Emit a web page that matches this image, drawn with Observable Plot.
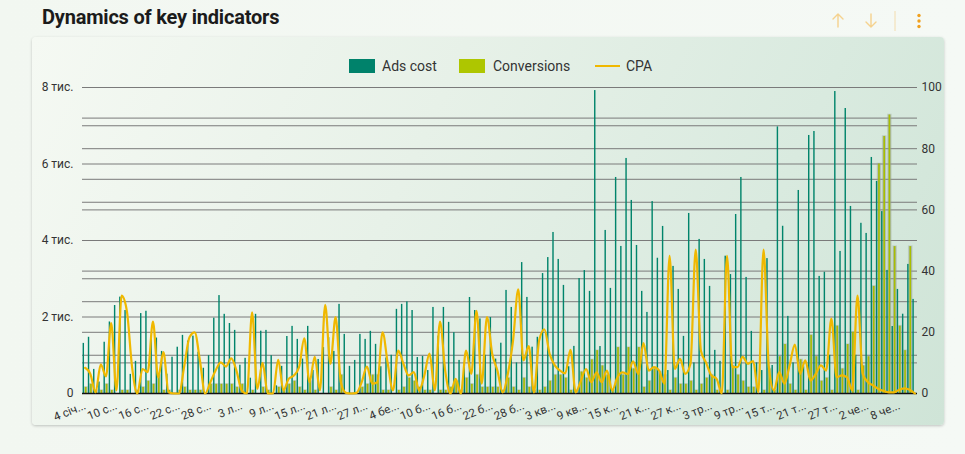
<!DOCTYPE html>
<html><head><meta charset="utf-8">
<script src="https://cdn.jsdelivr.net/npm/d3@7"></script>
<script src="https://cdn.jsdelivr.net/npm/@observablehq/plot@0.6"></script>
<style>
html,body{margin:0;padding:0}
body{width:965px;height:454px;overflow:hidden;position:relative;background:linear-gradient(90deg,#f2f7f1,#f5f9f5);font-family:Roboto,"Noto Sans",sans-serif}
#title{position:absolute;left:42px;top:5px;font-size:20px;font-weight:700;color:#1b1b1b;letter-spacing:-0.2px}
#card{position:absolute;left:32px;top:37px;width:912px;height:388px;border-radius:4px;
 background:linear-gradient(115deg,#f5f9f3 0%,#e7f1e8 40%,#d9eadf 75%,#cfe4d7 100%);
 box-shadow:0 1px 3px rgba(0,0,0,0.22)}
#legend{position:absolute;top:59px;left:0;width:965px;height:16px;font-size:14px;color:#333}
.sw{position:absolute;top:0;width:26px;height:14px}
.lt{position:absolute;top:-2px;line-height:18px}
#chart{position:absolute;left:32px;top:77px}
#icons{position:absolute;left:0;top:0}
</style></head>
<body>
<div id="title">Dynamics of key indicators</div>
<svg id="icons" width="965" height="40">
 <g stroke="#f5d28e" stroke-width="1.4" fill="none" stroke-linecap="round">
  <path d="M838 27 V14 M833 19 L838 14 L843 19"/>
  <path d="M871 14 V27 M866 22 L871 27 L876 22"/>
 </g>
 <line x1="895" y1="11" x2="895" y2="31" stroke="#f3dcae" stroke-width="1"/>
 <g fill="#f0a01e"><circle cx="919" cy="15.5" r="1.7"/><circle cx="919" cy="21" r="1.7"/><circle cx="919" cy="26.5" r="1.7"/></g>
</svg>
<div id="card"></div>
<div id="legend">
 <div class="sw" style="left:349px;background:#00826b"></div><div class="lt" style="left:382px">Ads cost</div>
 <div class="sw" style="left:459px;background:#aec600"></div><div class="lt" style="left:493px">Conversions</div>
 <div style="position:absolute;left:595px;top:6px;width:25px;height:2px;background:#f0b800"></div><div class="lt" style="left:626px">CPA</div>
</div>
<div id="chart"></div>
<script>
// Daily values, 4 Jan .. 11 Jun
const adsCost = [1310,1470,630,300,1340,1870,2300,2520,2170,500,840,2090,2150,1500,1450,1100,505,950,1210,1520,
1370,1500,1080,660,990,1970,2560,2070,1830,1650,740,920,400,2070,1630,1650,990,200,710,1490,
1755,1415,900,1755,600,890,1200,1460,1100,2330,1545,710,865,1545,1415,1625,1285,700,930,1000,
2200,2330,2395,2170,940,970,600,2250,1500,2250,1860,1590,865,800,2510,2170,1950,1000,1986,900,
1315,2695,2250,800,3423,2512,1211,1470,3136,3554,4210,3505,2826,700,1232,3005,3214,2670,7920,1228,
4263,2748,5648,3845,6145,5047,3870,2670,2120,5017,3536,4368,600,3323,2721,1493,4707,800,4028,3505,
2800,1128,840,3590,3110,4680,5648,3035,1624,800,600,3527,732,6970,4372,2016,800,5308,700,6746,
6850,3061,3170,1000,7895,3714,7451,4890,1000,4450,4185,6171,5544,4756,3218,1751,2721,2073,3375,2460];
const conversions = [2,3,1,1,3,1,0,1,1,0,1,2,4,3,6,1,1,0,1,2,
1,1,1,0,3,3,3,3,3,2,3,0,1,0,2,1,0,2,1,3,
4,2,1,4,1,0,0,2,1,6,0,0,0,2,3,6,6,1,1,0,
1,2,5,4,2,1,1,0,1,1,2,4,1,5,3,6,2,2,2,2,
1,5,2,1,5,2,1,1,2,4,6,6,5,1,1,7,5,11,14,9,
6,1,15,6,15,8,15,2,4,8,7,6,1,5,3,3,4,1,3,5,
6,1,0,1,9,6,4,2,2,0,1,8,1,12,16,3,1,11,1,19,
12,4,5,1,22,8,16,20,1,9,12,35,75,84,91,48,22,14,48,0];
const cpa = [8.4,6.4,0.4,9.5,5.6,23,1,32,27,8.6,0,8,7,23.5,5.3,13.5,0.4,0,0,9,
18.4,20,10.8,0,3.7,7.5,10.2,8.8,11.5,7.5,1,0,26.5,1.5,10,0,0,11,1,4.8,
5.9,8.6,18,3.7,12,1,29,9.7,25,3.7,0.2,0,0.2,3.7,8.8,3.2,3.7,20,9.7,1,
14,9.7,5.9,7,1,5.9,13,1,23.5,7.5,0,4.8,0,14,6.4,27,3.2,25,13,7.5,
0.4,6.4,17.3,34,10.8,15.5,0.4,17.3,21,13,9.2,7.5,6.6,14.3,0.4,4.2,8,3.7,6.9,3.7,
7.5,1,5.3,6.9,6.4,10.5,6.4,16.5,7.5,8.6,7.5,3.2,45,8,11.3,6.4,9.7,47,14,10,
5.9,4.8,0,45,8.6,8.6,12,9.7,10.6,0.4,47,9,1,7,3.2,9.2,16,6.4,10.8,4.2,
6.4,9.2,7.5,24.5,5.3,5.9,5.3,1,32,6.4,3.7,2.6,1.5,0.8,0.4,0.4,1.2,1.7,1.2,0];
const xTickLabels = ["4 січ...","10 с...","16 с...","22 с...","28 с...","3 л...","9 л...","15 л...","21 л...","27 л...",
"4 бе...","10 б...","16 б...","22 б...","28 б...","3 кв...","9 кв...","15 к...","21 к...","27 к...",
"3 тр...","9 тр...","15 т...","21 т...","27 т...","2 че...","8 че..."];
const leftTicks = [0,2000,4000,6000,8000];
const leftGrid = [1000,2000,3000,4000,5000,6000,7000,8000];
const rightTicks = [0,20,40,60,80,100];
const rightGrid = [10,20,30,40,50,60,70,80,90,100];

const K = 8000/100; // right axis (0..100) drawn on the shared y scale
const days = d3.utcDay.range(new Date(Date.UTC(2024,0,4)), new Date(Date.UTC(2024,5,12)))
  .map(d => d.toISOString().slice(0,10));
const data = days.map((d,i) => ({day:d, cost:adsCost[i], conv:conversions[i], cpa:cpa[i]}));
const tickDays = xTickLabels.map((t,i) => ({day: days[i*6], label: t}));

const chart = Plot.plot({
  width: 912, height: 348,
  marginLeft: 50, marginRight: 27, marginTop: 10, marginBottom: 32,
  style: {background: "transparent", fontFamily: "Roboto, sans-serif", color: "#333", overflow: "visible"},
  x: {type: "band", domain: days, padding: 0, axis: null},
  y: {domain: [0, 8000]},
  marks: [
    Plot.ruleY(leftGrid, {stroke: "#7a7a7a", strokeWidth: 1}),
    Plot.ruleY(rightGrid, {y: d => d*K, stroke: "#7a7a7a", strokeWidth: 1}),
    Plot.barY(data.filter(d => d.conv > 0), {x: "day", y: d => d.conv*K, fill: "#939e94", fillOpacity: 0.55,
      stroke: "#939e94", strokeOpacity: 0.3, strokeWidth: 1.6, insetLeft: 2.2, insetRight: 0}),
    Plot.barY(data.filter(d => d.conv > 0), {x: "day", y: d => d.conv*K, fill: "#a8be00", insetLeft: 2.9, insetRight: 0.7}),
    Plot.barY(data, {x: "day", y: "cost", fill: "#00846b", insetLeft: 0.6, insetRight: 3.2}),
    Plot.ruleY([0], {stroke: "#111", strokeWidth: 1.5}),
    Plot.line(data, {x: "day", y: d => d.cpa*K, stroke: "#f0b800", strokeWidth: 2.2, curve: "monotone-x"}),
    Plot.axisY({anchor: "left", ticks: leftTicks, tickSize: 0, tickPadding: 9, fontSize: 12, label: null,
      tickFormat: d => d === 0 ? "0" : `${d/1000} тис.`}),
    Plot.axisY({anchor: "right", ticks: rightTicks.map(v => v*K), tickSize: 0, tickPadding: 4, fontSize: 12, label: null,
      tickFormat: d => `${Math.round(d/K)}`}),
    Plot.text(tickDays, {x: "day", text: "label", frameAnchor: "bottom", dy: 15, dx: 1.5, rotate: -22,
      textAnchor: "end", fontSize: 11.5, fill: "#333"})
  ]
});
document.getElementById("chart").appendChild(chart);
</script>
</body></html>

▶ Goal of the exercise
Report only the number of lines in the listing that contain the word "drawn".

▶ Solution to the problem
2